We had around 120 partners in attendance too, which meant the happy hour invitations started piling up fast. I actually had to turn down several of them, which is wildly out of character for me and frankly not the kind of personal growth I signed up for. I did make it to a few, though, and they were a blast. There’s something energizing about being in a room full of smart people, good conversations, and appetizers you only eat because they’re on tiny plates and therefore legally don’t count.

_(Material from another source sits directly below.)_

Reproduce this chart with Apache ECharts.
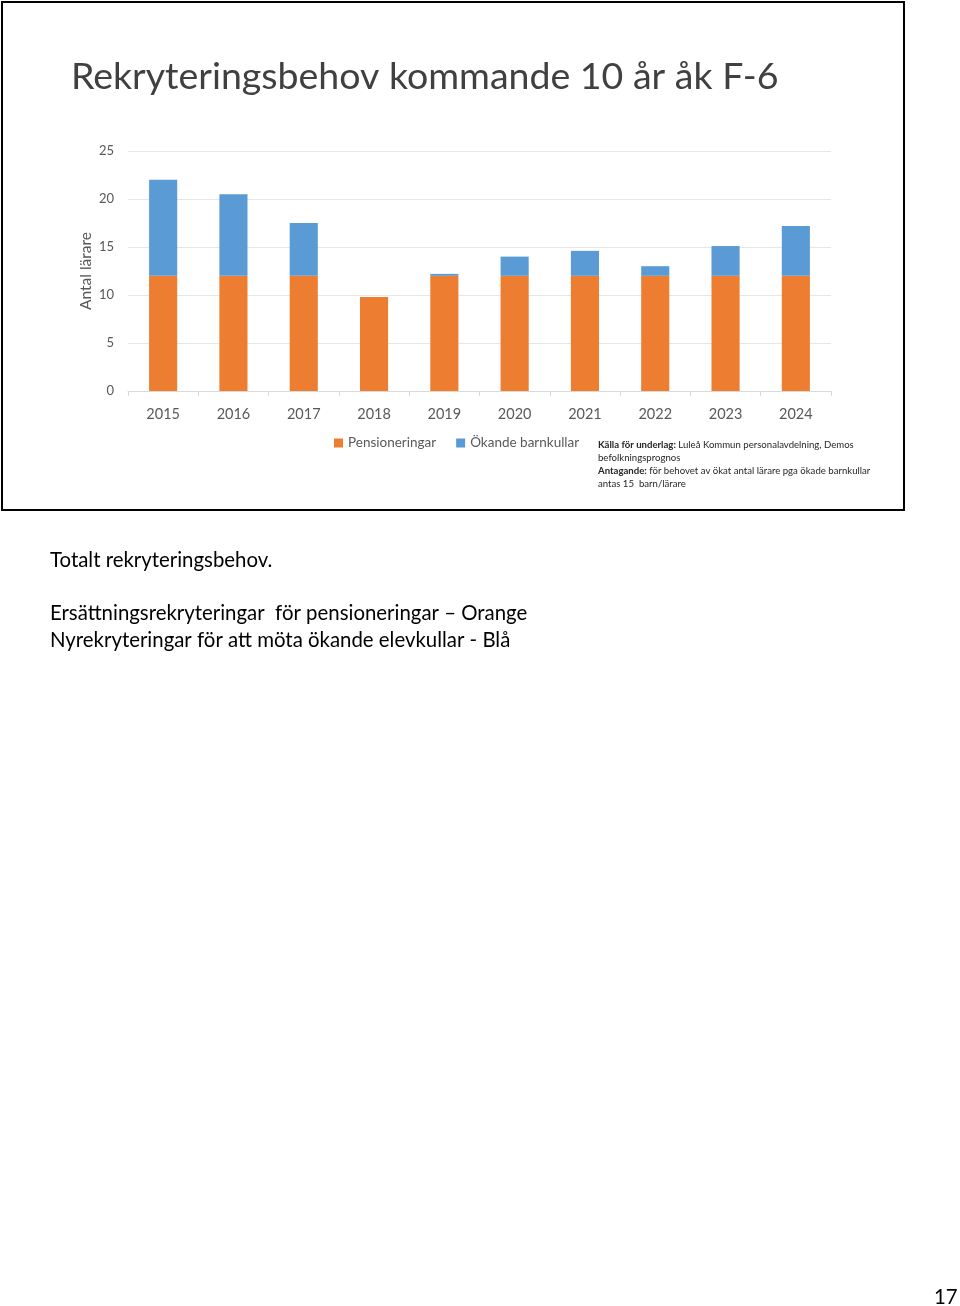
<!DOCTYPE html>
<html><head><meta charset="utf-8">
<script src="https://cdn.jsdelivr.net/npm/echarts@6/dist/echarts.min.js"></script>
<style>html,body{margin:0;padding:0;background:#fff}#c{width:960px;height:1306px}</style>
</head><body><div id="c"></div>
<script>
const categories = ['2015','2016','2017','2018','2019','2020','2021','2022','2023','2024'];
const pensioneringar = [12, 12, 12, 9.8, 12, 12, 12, 12, 12, 12];
const okandeBarnkullar = [10, 8.5, 5.5, 0, 0.2, 2, 2.6, 1, 3.1, 5.2];
const yTicks = [0, 5, 10, 15, 20, 25];
const seriesNames = ['Pensioneringar', 'Ökande barnkullar'];

const FONT = 'Lato, "Open Sans", sans-serif';
const chart = echarts.init(document.getElementById('c'), null, {renderer: 'canvas'});
chart.setOption({
  animation: false,
  backgroundColor: '#fff',
  textStyle: {fontFamily: FONT},
  grid: {left: 128, top: 151, width: 703, height: 240, containLabel: false},
  legend: {
    left: 329, top: 431, itemWidth: 9, itemHeight: 9, itemGap: 20,
    icon: 'rect',
    textStyle: {color: '#595959', fontSize: 13.5, fontFamily: FONT},
    data: seriesNames
  },
  xAxis: {
    type: 'category', data: categories,
    axisLine: {lineStyle: {color: '#d9d9d9'}},
    axisTick: {show: true, length: 5, lineStyle: {color: '#d9d9d9'}},
    axisLabel: {color: '#595959', fontSize: 14.5, margin: 16}
  },
  yAxis: {
    type: 'value', min: yTicks[0], max: yTicks[yTicks.length - 1], interval: 5,
    name: 'Antal lärare', nameLocation: 'middle', nameGap: 34, nameRotate: 90,
    nameMoveOverlap: false,
    nameTextStyle: {color: '#595959', fontSize: 15.5},
    axisLine: {show: false}, axisTick: {show: false},
    axisLabel: {color: '#595959', fontSize: 13, margin: 14},
    splitLine: {lineStyle: {color: '#e6e6e6'}}
  },
  series: [
    {name: seriesNames[0], type: 'bar', stack: 'a', data: pensioneringar, barWidth: '40%', itemStyle: {color: '#ED7D31'}},
    {name: seriesNames[1], type: 'bar', stack: 'a', data: okandeBarnkullar, barWidth: '40%', itemStyle: {color: '#5B9BD5'}}
  ],
  graphic: [
    {type: 'rect', shape: {x: 2, y: 2, width: 902, height: 508}, style: {fill: 'none', stroke: '#000', lineWidth: 2}, z: 10},
    {type: 'text', left: 71, top: 58, style: {text: 'Rekryteringsbehov kommande 10 år åk F-6', font: '37.5px ' + FONT, fill: '#404040'}},
    {type: 'text', left: 598, top: 439, style: {
      text: '{b|Källa för underlag:} Luleå Kommun personalavdelning, Demos\nbefolkningsprognos\n{b|Antagande:} för behovet av ökat antal lärare pga ökade barnkullar\nantas 15  barn/lärare',
      fill: '#262626', font: '9.6px ' + FONT, lineHeight: 12.7,
      rich: {b: {fontWeight: 'bold', fontSize: 9.6, fontFamily: FONT}}
    }},
    {type: 'text', left: 50, top: 550, style: {text: 'Totalt rekryteringsbehov.', font: '20.4px ' + FONT, fill: '#000'}},
    {type: 'text', left: 50, top: 603, style: {text: 'Ersättningsrekryteringar  för pensioneringar – Orange', font: '20.4px ' + FONT, fill: '#000'}},
    {type: 'text', left: 50, top: 630, style: {text: 'Nyrekryteringar för att möta ökande elevkullar - Blå', font: '20.4px ' + FONT, fill: '#000'}},
    {type: 'text', left: 934, top: 1287, style: {text: '17', font: '20.4px ' + FONT, fill: '#000'}}
  ]
});
</script></body></html>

I also got to spend more time with my new teammates, including Chris in the middle and my new boss, Michael. We were both more than happy to accept the free cowboy hat swag, because I am nothing if not easily bribed by accessories. I honestly can’t remember ever wearing a cowboy hat before, but now that I’ve seen the evidence, I think I pull it off. If this whole thing ever falls apart, I may ride into a dusty border town, clean up corruption, win the respect of the locals, and still be home by dinner because my horse has sleep apnea.
Just like that, it was the final day. Four and a half days, 4,500 people, more sessions, hallway conversations, and tiny appetizers than I can fully account for, and somehow I walked out the other side genuinely fired up. Navigating an event this size is its own endurance sport, but the energy in that room never really dropped. One Team. One Goal. No Limits. Easy to put on a slide, harder to actually feel, but by the end of the week I felt it. We still had one more session to go though, and let’s just say the closing speaker made staying in my seat an easy decision.
The week ended with Oracle founder Larry Ellison speaking to us, which was pretty incredible. I’ve always viewed him as one of the top technology visionaries of all time, so hearing him talk about Oracle’s future and the AI-enabled world ahead was a great way to close things out. At one point he was asked if he owned a Tesla Optimus robot yet. He said no, but he did have one from Unitree, then casually predicted that within five years we may see more humanoid robots walking around than actual humans. The part that hit me was when he said finger dexterity is still one of the hardest problems to solve. The base robot might cost around $16,000, but the one with really good hands is more than $50,000. As a guy who has spent his entire life navigating a world built for hands that work better than mine, I found that oddly validating. Apparently functional fingers are the premium upgrade. Tell me something I don’t know.